> Exercise:
Beginning with the first line of the data below, reproduce every line unchanged, ending with the line that holds "(l10) at (13,37)".

··· Information provided

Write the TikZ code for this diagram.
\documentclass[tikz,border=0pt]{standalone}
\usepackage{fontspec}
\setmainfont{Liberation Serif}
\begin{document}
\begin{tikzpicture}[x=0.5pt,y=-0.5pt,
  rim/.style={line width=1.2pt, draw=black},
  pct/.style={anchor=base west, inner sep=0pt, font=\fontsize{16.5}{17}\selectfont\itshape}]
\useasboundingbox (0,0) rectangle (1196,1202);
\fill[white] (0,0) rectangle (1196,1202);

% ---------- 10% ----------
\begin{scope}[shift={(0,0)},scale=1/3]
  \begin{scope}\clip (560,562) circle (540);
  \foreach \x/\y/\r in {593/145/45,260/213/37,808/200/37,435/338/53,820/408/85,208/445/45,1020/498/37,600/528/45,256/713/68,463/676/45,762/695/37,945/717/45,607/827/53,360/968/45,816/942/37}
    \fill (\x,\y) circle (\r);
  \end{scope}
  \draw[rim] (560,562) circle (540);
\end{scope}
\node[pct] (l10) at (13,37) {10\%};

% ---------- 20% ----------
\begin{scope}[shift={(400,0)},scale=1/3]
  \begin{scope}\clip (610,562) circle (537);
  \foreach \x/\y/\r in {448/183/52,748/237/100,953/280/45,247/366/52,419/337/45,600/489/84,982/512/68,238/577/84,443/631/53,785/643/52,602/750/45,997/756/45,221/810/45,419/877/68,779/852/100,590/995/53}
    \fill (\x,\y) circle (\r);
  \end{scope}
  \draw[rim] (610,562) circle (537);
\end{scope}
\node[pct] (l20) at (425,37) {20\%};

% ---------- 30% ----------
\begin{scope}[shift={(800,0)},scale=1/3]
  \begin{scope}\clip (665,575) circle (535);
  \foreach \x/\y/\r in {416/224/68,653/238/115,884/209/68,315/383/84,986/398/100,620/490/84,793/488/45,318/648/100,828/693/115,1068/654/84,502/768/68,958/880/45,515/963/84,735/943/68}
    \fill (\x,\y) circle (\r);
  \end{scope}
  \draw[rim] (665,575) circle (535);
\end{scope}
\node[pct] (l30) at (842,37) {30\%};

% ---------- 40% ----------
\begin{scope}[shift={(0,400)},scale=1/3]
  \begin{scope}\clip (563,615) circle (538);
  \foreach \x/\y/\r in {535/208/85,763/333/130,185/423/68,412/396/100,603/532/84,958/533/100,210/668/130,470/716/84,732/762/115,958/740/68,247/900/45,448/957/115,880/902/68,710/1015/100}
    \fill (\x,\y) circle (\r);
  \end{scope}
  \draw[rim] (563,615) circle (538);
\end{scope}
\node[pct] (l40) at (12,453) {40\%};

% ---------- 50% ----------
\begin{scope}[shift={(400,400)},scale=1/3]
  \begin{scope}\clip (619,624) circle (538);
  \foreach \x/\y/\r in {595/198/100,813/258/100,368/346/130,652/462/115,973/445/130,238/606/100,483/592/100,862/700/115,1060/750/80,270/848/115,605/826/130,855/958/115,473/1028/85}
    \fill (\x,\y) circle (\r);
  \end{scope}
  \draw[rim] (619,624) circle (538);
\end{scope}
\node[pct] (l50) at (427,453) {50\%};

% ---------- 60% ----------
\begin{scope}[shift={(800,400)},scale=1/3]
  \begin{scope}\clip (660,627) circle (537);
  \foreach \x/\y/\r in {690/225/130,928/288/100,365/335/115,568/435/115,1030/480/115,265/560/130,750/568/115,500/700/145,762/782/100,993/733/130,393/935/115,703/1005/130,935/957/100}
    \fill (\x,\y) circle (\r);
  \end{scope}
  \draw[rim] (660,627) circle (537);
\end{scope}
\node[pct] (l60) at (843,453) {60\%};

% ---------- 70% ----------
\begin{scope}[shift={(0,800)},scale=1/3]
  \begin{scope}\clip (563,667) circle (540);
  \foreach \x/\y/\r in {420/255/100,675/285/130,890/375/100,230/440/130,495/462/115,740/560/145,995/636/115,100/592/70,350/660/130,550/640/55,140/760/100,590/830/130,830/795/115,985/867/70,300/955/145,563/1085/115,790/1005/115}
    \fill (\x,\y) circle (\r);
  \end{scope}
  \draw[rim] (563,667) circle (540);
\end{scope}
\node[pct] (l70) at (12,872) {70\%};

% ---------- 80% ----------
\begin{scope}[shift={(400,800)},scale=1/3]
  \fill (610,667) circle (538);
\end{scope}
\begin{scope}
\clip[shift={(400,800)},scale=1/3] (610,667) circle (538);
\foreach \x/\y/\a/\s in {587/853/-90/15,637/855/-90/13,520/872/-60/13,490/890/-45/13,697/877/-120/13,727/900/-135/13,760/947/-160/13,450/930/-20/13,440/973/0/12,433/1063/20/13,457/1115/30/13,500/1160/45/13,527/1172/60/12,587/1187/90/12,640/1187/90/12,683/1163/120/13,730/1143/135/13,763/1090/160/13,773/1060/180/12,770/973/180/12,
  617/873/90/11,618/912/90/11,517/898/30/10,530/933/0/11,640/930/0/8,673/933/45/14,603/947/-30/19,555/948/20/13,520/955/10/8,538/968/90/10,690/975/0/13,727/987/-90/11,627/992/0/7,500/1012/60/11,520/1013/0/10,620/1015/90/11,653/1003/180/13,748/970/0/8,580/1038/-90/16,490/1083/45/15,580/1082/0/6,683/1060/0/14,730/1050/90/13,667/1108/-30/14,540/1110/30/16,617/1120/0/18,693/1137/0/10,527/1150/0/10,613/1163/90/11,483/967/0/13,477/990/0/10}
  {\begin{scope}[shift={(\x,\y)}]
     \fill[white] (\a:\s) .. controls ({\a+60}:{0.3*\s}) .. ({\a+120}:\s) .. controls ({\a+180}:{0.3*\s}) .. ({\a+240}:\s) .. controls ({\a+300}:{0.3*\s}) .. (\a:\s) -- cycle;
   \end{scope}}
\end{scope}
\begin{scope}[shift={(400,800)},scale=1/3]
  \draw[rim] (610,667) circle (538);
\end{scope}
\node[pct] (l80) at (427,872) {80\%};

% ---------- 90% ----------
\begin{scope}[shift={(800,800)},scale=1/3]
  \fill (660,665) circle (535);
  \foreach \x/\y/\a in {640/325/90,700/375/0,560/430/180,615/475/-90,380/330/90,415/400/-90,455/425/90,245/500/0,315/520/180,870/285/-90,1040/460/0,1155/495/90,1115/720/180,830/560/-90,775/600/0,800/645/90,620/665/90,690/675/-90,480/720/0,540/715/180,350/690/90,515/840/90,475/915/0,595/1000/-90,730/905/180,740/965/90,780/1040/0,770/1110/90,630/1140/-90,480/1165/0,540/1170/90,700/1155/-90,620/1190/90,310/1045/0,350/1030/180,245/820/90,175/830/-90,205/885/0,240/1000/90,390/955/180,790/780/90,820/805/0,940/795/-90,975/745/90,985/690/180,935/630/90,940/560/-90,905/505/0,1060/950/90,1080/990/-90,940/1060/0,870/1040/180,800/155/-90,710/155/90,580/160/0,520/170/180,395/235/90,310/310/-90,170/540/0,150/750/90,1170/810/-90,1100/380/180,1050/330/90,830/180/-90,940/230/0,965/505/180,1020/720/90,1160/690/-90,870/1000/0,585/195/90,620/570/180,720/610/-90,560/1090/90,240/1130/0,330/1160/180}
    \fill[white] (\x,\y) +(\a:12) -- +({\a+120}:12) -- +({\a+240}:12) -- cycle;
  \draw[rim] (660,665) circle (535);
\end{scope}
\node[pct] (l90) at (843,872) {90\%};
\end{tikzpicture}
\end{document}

······

> Solution for this exercise:
Write the TikZ code for this diagram.
\documentclass[tikz,border=0pt]{standalone}
\usepackage{fontspec}
\setmainfont{Liberation Serif}
\begin{document}
\begin{tikzpicture}[x=0.5pt,y=-0.5pt,
  rim/.style={line width=1.2pt, draw=black},
  pct/.style={anchor=base west, inner sep=0pt, font=\fontsize{16.5}{17}\selectfont\itshape}]
\useasboundingbox (0,0) rectangle (1196,1202);
\fill[white] (0,0) rectangle (1196,1202);

% ---------- 10% ----------
\begin{scope}[shift={(0,0)},scale=1/3]
  \begin{scope}\clip (560,562) circle (540);
  \foreach \x/\y/\r in {593/145/45,260/213/37,808/200/37,435/338/53,820/408/85,208/445/45,1020/498/37,600/528/45,256/713/68,463/676/45,762/695/37,945/717/45,607/827/53,360/968/45,816/942/37}
    \fill (\x,\y) circle (\r);
  \end{scope}
  \draw[rim] (560,562) circle (540);
\end{scope}
\node[pct] (l10) at (13,37) {10\%};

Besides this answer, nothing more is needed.